“Tikkoun Sofrim” (Hebrew for “Scribal Correction”) is a joint French-Israeli project to integrate the wisdom of the masses to digitalize ancient manuscripts using Handwritten Text-Recognition (HTR).
Training computers to read ancient Hebrew manuscripts using automatic reading is a complex process. In the first stage, the system analyses the manuscript layout and trains kraken, a deep learning engine for automatic reading that supports HTR. This powerful engine supports script detection and multiscript recognition; Right-to-Left, BiDi, and Top-to-Bottom scripts; ALTO, abbyXML, and hOCR output; word bounding boxes and character cuts; a public repository of model files; dynamic recognition model architectures and GPU acceleration; a clean public API. And all this with an open source licence.
The Human Touch
The kraken engine has proven to do the job quite well, with an error rate of less than 10% and sometimes even as low as 3% on a letter level. But that’s not good enough.
When it comes to definitively transcribing texts that are to pass on the wisdom of the ancient world for today – and tomorrow — the error rate has to be 0. The Tikkoun Sofrim project was born out of the need to generate open and freely available digital text with undisputed accuracy in a reliable, efficient and cost-effective way.
Leveraging the Wisdom of the Masses
Tikkoun Sofrim combines the power of automatic Handwritten Text-Recognition and the naked eye – through crowdsourcing.

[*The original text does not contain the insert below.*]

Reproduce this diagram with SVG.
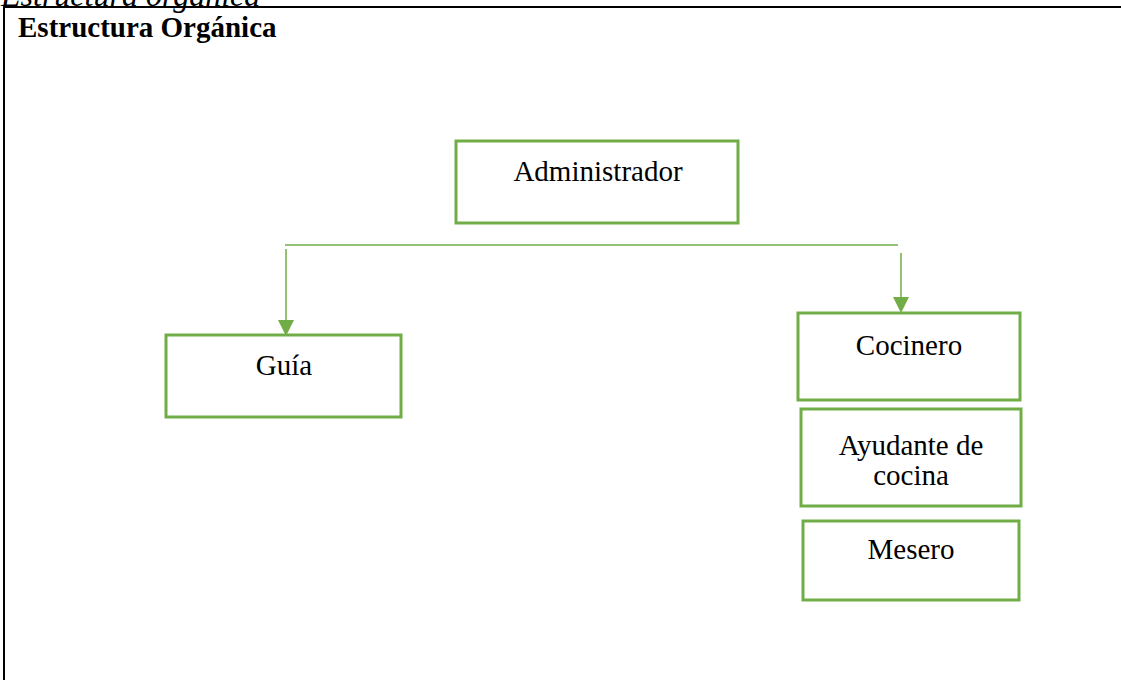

Via the Tikkoun Sofrim website, registered as well as anonymous users check the automated transcription and manually correct mistakes. The corrections also serve to improve the kraken HTR reading engine as it learns from the inputted revisions.
“Our goal is to combine state-of-the-art technology that knows how to convert the manuscript into digital text, and the wisdom of users, or rather, the curiosity of the users, that can correct its mistakes,” say Prof. Tsvi Kuflik and Dr. Moshe Lavee of the Digital Humanities Program at Haifa University who lead the project on the Israeli side. “Students of ancient texts, whether they are scholars or not, have the ability to correct artificial intelligence when it makes a mistake.”
The web interface opens the image of the manuscript alongside a work area with the digital version. The work area includes important tools and shortcuts to annotations, common symbols, and other characteristics.
The project is a joint French-Israeli project, developed by the École Pratique des Hautes Études (EPHE), Université PSL, the department of Information Systems at Haifa University and the National Library of Israel. The project is supported by the French Ministry of Higher Education and Research, the French Ministry of Foreign Affairs and the Israeli Ministry of Science.
The project has made significant progress – from proof of concept to a crowdsourcing pilot and full production. As of late 2019, four complete manuscripts have been read by kraken and are undergoing crowdsourcing revisions by approximately 375 registered users. The crowdsource portal went online in February 2019 and as of December about half of the manuscripts have been revised and corrected with more than 90,000 line correction strikes. For such seemingly tedious work, the pace is pretty fast: an average of 12 lines in 8 minutes.
Advancing the Humanities… One Line at a Time
According to Prof. Daniel Stoekl Ben Ezra of the EPHE, this project represents a true breakthrough in the study of ancient Hebrew manuscripts, or ancient manuscripts in any language or script for that matter. “Once images of these manuscripts are transcribed into searchable text, researchers can use the text mining software kits and other tools available to them to enhance their research. This will allow reading thousands, indeed millions, of pages in a short time and provide information based on queries researchers can pose. And it is incredibly exciting that the public, in Israel and abroad, are our partner in this.”
Bringing the Past to the Future
RENATER and IUCC, the high-speed R&E networks of France and Israel are essential enablers of this project. Vast numbers of high-resolution images scans require capacity, speed and redundancy.
And while the Tikkoun Sofrim project is motivated by the wisdom of the past, its sights are on the future. Currently the system is based on a download of the HTR scanned image to a local server that feeds the web portal. Many libraries, museums and manuscript repositories do not allow download mechanisms and require real time viewing from their servers. Just to allow the real time processing and viewing the millions of pages of the currently ca. 80,000 digitised Hebrew manuscripts hosted at the Israel National Library require the capacity and speed that only R&E networks can offer.